— BEGIN Dataset extract —

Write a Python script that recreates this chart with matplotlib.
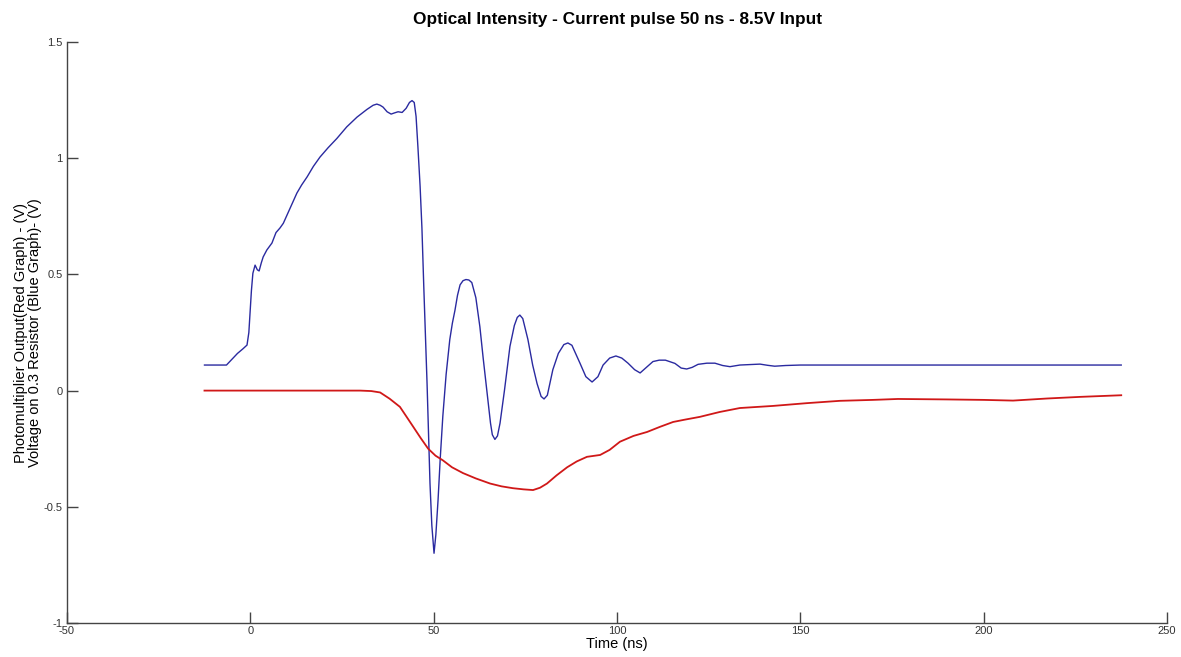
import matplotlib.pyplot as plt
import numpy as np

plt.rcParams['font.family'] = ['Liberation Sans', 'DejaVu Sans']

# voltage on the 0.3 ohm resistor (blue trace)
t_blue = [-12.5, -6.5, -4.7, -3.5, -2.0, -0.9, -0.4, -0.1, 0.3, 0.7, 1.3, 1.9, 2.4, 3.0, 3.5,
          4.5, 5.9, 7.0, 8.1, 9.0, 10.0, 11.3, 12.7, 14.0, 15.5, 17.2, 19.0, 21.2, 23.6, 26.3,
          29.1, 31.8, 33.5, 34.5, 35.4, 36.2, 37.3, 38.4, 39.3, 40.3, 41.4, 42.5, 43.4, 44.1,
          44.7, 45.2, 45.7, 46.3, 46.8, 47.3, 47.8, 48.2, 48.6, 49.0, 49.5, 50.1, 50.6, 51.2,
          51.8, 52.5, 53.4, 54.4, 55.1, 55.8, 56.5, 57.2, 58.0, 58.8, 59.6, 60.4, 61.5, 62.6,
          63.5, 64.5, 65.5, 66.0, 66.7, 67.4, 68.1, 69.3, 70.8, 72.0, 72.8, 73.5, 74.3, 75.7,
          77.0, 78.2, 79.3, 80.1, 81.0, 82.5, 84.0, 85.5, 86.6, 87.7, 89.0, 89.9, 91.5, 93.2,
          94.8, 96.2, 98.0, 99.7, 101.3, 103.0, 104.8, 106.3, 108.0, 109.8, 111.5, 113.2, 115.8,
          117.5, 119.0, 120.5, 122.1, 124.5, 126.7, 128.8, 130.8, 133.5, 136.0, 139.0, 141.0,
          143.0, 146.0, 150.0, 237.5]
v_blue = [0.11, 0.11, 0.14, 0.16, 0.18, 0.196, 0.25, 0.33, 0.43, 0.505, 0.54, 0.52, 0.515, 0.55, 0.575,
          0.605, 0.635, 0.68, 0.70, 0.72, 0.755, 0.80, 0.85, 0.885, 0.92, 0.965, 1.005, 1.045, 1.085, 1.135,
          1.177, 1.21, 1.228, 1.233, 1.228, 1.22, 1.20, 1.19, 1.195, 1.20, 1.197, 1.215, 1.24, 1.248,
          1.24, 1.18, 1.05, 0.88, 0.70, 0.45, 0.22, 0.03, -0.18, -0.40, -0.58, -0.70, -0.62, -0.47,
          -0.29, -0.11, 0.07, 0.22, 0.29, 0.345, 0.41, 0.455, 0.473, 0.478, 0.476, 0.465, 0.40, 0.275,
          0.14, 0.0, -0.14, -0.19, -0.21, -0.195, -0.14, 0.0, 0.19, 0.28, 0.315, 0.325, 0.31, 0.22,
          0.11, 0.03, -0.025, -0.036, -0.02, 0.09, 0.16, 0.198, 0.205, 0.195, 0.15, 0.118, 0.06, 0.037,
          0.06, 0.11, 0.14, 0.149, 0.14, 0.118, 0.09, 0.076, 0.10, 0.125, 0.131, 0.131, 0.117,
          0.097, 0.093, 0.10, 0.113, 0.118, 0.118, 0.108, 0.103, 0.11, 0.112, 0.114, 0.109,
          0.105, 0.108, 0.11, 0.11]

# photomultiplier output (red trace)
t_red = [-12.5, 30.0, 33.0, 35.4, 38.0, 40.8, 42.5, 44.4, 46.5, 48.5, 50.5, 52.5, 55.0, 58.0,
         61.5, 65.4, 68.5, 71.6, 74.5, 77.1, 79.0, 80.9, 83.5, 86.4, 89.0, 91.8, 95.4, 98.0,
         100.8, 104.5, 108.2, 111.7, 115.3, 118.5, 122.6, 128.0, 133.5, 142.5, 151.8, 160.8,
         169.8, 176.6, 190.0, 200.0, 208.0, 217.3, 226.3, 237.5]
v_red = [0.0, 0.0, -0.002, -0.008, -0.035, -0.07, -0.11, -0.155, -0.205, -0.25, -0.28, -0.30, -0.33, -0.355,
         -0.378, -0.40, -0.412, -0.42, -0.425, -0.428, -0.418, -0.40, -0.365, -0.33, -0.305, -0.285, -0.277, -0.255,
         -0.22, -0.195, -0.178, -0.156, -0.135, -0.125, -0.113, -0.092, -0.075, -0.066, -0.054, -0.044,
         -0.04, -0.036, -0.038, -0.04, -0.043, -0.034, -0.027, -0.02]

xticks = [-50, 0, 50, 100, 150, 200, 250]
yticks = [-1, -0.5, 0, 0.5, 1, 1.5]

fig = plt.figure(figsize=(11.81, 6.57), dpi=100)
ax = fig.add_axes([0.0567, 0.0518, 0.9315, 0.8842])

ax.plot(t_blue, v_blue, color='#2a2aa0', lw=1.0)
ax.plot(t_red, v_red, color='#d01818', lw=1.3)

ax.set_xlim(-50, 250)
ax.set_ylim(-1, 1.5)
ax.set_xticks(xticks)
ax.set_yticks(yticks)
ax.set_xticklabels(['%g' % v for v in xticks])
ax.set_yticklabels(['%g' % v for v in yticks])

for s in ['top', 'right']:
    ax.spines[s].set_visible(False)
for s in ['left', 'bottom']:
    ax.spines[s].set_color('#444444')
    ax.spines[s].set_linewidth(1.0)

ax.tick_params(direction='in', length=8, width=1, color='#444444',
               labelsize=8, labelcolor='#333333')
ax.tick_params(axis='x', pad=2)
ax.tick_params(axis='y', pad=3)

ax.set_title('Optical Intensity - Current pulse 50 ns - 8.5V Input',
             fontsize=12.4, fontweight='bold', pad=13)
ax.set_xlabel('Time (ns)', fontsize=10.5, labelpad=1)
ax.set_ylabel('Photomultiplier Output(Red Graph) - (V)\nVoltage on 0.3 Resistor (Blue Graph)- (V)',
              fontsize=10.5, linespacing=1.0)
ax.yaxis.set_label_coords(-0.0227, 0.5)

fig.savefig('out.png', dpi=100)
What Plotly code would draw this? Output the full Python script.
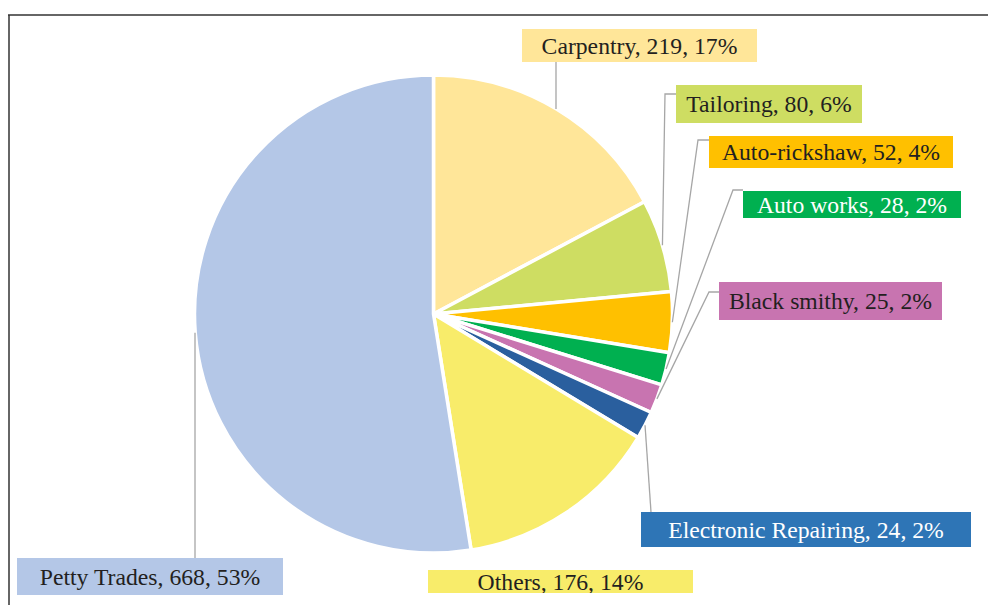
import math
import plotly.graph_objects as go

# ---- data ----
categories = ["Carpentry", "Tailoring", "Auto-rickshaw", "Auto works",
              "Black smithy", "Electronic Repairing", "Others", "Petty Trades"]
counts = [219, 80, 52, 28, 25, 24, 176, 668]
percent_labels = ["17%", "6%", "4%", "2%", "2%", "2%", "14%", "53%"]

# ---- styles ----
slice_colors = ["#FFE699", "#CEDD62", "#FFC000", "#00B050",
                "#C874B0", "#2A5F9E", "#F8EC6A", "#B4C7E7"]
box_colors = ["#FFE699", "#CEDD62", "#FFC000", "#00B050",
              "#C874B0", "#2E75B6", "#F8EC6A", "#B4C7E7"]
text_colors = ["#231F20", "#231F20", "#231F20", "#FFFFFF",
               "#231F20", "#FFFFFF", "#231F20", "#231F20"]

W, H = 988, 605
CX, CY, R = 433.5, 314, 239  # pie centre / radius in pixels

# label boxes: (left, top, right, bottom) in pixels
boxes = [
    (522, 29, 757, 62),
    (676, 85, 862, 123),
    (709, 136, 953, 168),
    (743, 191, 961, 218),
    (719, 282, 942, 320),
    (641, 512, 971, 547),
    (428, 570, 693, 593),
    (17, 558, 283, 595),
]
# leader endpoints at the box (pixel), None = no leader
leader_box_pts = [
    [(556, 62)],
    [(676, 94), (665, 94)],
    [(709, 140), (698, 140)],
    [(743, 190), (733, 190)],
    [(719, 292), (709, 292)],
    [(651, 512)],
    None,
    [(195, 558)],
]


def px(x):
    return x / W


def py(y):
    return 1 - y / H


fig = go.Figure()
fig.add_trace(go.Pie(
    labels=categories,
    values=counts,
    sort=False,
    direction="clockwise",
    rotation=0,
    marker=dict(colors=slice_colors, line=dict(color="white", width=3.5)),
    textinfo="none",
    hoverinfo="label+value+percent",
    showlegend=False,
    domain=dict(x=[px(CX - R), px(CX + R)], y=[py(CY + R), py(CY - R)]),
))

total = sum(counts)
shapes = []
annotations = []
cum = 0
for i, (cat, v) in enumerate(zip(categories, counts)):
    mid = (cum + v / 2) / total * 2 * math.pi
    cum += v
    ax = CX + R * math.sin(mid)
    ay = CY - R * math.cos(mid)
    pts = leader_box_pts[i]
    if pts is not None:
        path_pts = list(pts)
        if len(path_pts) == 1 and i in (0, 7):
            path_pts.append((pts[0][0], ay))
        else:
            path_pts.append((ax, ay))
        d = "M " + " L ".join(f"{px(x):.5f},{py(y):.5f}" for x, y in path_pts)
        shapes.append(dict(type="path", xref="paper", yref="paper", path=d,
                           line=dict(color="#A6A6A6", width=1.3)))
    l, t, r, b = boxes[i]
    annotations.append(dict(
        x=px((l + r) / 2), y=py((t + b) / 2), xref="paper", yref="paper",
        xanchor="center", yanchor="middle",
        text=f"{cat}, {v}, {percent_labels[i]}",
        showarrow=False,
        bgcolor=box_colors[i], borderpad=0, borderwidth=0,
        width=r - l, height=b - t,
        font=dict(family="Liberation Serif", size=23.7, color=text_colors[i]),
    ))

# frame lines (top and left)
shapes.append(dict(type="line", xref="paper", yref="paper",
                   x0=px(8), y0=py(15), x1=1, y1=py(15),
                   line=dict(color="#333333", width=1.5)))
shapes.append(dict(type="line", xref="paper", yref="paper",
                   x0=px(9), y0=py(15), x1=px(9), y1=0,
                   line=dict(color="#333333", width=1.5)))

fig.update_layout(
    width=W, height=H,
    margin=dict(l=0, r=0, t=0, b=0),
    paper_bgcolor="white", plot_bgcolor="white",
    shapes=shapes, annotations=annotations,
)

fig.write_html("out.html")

— END Dataset extract —

** Exercise **
Reproduce each line from the records that contains the word "this".

** Answer in full **
Write a Python script that recreates this chart with matplotlib.
What Plotly code would draw this? Output the full Python script.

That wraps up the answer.